> _Aim_
Leaving the pictures out, print the lines from the first line of the listing through the line containing "25, interval: 5", exactly as they read, and no others.

━━ Collected data ━━

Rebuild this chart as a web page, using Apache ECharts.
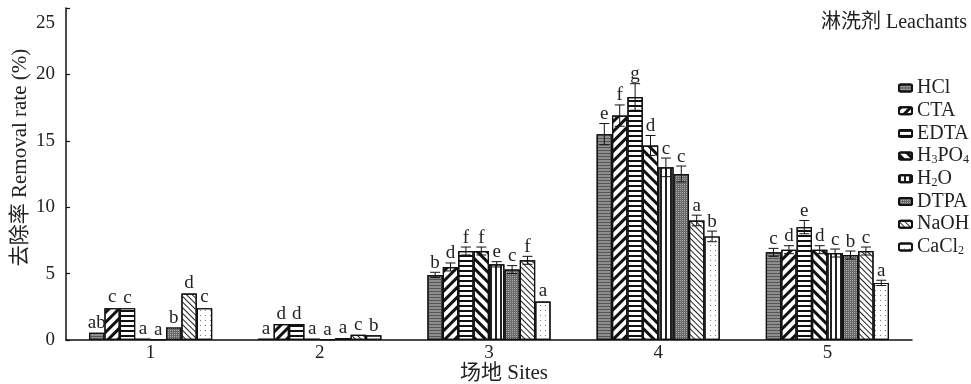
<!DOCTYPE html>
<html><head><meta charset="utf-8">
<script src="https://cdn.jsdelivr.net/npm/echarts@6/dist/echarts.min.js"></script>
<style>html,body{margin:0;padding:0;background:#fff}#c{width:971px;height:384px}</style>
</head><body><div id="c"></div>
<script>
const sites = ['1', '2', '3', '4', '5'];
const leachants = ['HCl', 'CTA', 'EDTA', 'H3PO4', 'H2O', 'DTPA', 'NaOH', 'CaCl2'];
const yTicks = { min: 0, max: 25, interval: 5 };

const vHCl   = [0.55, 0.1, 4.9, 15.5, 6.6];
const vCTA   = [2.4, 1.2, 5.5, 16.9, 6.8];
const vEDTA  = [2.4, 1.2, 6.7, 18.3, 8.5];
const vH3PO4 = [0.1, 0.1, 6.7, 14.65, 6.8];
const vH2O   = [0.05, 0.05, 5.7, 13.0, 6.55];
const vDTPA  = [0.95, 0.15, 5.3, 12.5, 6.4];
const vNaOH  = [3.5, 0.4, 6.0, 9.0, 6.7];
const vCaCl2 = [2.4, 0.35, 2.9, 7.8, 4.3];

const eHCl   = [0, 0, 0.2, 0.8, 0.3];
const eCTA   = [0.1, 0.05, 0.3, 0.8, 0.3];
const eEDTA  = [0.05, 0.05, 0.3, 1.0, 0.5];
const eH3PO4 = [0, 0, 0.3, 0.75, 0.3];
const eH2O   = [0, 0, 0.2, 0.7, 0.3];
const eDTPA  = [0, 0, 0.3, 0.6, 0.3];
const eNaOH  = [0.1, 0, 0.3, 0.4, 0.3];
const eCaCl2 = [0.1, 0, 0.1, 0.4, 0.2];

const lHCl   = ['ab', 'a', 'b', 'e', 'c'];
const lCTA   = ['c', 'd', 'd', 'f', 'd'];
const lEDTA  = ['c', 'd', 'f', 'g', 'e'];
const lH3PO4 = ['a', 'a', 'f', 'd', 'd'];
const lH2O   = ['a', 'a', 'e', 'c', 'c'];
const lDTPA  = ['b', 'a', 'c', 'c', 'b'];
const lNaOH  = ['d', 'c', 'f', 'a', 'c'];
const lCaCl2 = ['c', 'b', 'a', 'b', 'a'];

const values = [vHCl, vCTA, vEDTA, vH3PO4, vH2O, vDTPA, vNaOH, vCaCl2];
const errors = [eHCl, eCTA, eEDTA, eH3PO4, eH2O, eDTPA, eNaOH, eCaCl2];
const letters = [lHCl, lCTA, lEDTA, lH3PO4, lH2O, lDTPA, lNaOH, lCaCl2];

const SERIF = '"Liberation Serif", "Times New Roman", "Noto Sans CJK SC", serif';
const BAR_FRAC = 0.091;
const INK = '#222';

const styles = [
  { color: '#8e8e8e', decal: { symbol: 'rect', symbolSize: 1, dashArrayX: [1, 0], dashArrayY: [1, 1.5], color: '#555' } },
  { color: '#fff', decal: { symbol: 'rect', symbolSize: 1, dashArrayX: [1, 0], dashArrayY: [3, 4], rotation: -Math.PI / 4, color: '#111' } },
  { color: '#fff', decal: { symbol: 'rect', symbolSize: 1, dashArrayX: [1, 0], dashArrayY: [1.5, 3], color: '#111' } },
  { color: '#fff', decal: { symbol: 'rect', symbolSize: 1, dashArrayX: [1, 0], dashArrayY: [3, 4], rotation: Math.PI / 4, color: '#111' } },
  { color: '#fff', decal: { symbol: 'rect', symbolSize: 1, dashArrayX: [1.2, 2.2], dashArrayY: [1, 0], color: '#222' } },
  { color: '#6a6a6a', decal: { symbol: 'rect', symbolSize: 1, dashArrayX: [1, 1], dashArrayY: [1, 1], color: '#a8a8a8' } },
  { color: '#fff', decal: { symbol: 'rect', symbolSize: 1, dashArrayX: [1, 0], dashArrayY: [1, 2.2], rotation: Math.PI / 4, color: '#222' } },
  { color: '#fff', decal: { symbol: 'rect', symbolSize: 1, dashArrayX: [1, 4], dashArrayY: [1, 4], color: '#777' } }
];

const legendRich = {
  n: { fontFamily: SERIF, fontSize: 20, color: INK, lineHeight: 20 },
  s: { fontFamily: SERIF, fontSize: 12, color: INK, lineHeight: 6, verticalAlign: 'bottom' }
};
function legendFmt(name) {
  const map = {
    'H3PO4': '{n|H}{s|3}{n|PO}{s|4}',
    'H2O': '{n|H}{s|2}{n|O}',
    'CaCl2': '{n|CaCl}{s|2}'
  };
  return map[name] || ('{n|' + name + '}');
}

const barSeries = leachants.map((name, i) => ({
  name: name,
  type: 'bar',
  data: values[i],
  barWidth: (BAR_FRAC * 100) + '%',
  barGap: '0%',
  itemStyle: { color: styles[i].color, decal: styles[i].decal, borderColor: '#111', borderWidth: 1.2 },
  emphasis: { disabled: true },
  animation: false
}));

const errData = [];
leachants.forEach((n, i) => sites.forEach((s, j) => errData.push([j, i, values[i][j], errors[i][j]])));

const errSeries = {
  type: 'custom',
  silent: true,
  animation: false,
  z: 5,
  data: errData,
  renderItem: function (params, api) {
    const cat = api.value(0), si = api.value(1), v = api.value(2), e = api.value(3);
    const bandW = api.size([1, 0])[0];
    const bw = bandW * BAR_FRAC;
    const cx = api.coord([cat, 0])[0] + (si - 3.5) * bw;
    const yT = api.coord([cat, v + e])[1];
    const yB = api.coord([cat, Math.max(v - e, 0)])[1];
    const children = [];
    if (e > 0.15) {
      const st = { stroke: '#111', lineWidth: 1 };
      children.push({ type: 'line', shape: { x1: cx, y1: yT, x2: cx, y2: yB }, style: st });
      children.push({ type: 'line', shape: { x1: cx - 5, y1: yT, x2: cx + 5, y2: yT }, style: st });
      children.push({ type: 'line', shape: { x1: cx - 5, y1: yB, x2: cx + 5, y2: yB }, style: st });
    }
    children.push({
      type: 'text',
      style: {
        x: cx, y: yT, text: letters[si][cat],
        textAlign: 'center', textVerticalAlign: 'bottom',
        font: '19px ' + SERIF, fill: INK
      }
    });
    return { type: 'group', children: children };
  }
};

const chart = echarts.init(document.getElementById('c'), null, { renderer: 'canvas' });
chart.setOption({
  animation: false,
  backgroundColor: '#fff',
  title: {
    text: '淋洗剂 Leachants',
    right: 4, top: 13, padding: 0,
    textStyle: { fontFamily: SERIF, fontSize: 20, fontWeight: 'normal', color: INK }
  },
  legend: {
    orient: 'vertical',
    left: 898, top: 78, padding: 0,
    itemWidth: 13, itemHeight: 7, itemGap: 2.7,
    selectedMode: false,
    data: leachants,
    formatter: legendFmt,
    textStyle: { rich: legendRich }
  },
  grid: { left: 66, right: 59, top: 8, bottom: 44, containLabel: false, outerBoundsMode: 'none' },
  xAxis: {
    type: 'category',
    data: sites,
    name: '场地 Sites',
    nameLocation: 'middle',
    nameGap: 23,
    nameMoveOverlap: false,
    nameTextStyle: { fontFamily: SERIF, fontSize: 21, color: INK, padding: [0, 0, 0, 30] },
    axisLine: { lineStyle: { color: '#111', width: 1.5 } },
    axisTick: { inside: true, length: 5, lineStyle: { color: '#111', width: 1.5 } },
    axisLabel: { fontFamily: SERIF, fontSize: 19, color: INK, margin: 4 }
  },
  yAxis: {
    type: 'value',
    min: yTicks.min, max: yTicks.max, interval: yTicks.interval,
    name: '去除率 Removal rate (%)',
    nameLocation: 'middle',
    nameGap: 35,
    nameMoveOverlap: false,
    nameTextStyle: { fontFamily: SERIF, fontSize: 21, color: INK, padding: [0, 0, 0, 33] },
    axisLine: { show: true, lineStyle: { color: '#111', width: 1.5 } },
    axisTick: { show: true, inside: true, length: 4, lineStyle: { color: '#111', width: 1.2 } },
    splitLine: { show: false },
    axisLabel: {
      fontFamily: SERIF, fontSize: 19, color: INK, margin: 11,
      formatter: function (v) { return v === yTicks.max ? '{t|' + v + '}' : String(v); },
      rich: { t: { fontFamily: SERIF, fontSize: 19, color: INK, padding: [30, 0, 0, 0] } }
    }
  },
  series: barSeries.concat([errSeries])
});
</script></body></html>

━━━

> _Response for this exercise_
Rebuild this chart as a web page, using Apache ECharts.
<!DOCTYPE html>
<html><head><meta charset="utf-8">
<script src="https://cdn.jsdelivr.net/npm/echarts@6/dist/echarts.min.js"></script>
<style>html,body{margin:0;padding:0;background:#fff}#c{width:971px;height:384px}</style>
</head><body><div id="c"></div>
<script>
const sites = ['1', '2', '3', '4', '5'];
const leachants = ['HCl', 'CTA', 'EDTA', 'H3PO4', 'H2O', 'DTPA', 'NaOH', 'CaCl2'];
const yTicks = { min: 0, max: 25, interval: 5 };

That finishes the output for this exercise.